Just weeks away from the release of his comeback album, "Relapse," Eminem has opened up about his struggles with prescription drug addiction.
Eminem penned his own story for hip-hop magazine Vibe, in which he revealed he was taking dozens of prescription painkillers each day.
"It's no secret I had a drug problem," he wrote in the magazine, which released excerpts from the interview on Monday. "If I was to give you a number of Vicodin I would actually take in a day? Anywhere between 10 to 20. Valium, Ambien, the numbers got so high I don't even know what I was taking."
After a stay in rehab, the blue-eyed rapper admitted he relapsed badly, almost dying after taking blue pills given to him by a friend.

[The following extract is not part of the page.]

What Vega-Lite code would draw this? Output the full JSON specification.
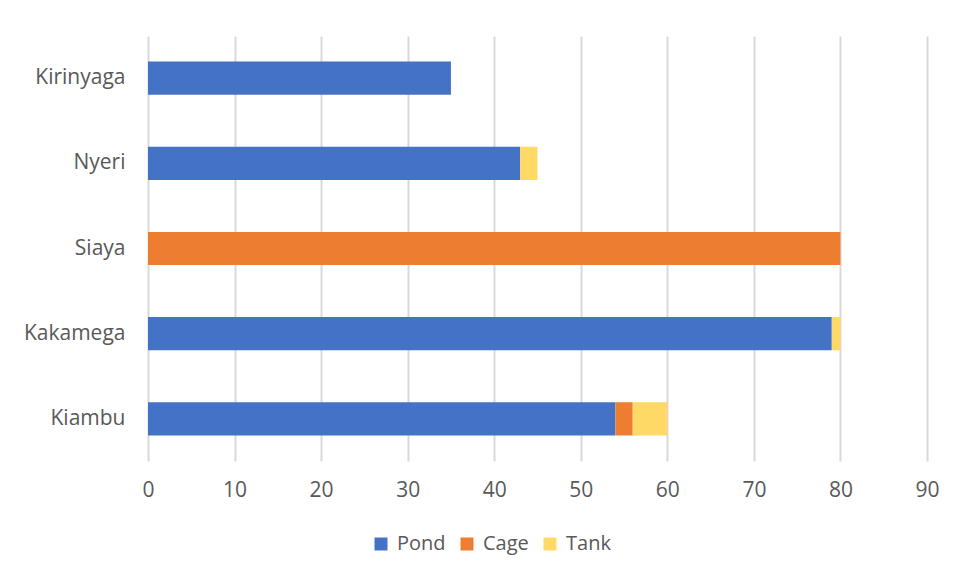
{
  "$schema": "https://vega.github.io/schema/vega-lite/v6.json",
  "autosize": "none",
  "width": 779,
  "height": 425,
  "padding": {"left": 148, "top": 36, "right": 30, "bottom": 118},
  "background": "white",
  "config": {
    "view": {"stroke": null},
    "font": "Open Sans",
    "axis": {"labelColor": "#595959", "labelFontSize": 21, "labelFont": "Open Sans"},
    "legend": {"labelColor": "#595959", "labelFontSize": 20, "labelFont": "Open Sans"}
  },
  "data": {
    "values": [
      {"county": "Kirinyaga", "type": "Pond", "value": 35},
      {"county": "Nyeri", "type": "Pond", "value": 43},
      {"county": "Nyeri", "type": "Tank", "value": 2},
      {"county": "Siaya", "type": "Cage", "value": 80},
      {"county": "Kakamega", "type": "Pond", "value": 79},
      {"county": "Kakamega", "type": "Tank", "value": 1},
      {"county": "Kiambu", "type": "Pond", "value": 54},
      {"county": "Kiambu", "type": "Cage", "value": 2},
      {"county": "Kiambu", "type": "Tank", "value": 4}
    ]
  },
  "mark": {"type": "bar"},
  "encoding": {
    "y": {
      "field": "county",
      "type": "nominal",
      "sort": ["Kirinyaga", "Nyeri", "Siaya", "Kakamega", "Kiambu"],
      "scale": {"paddingInner": 0.61, "paddingOuter": 0.3},
      "axis": {"title": null, "domain": false, "ticks": false, "labelPadding": 23, "grid": false}
    },
    "x": {
      "field": "value",
      "type": "quantitative",
      "stack": "zero",
      "scale": {"domain": [0, 90], "nice": false},
      "axis": {"title": null, "domain": false, "ticks": false, "values": [0,10,20,30,40,50,60,70,80,90], "labelOverlap": false, "labelFlush": false, "grid": true, "gridColor": "#d9d9d9", "gridWidth": 2, "labelPadding": 18}
    },
    "color": {
      "field": "type",
      "type": "nominal",
      "sort": ["Pond", "Cage", "Tank"],
      "scale": {"domain": ["Pond", "Cage", "Tank"], "range": ["#4472C4", "#ED7D31", "#FFD966"]},
      "legend": {
        "title": null,
        "orient": "none",
        "direction": "horizontal",
        "legendX": 223,
        "legendY": 498,
        "symbolType": "square",
        "symbolSize": 169,
        "symbolStrokeWidth": 0,
        "labelOffset": 6,
        "columnPadding": 11
      }
    },
    "order": {"field": "typeOrder"}
  }
}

"My doctor told me those mysterious new pills were methadone, which is used to wean heroin addicts off dope," he wrote. "Had I known it was methadone, I probably wouldn't have taken it. But as bad as I was back then, I can't even say 100 percent for sure. My doctor told me the amount of methadone I'd taken was equivalent to shooting up four bags of heroin. Even when they told me I almost died, it didn't click."
Eminem detoxed, but suffered a physical injury – to his knee – which required going under the surgeon's knife. He wasn't given painkillers for the surgery and it led to another relapse.
"I started looking around my house to see if I had a stash box of Vicodin," Eminem wrote. "I'm ransacking my house, finally find something in the basement, in a little napkin, seven and a half Vicodin — the big extra strength ones — and a few Valium."
As a result of the relapse and subsequent treatment, Eminem said he developed a new understanding of his mother, Deborah Mathers.
"It never once hit me that drug addiction runs in my family," he wrote. "Now that I understand that I'm an addict, I definitely have compassion for my mother. I get it."
Sobriety made recording again a slow process, but a rewarding one, the rapper revealed.
"It was a slow process," he wrote of putting "Relapse" together. "You gotta remember I hadn't recorded a song sober in seven years. So it took me awhile to even feel like I could record a song sober… I don't know the last time I shot a video sober, without drinking or taking anything. It's been years."
But making the record proved inspiring for the now-36-year-old.
"I almost feel like a little kid again with rap. I wanna play around with different flows. If I don't feel like it's what I'm fully capable of, if there's one weak line, I wanna change it," he said. "Rap was my drug. It used to get me high and then it stopped getting me high. Then I had to resort to other things to make me feel that… Now rap's getting me high again."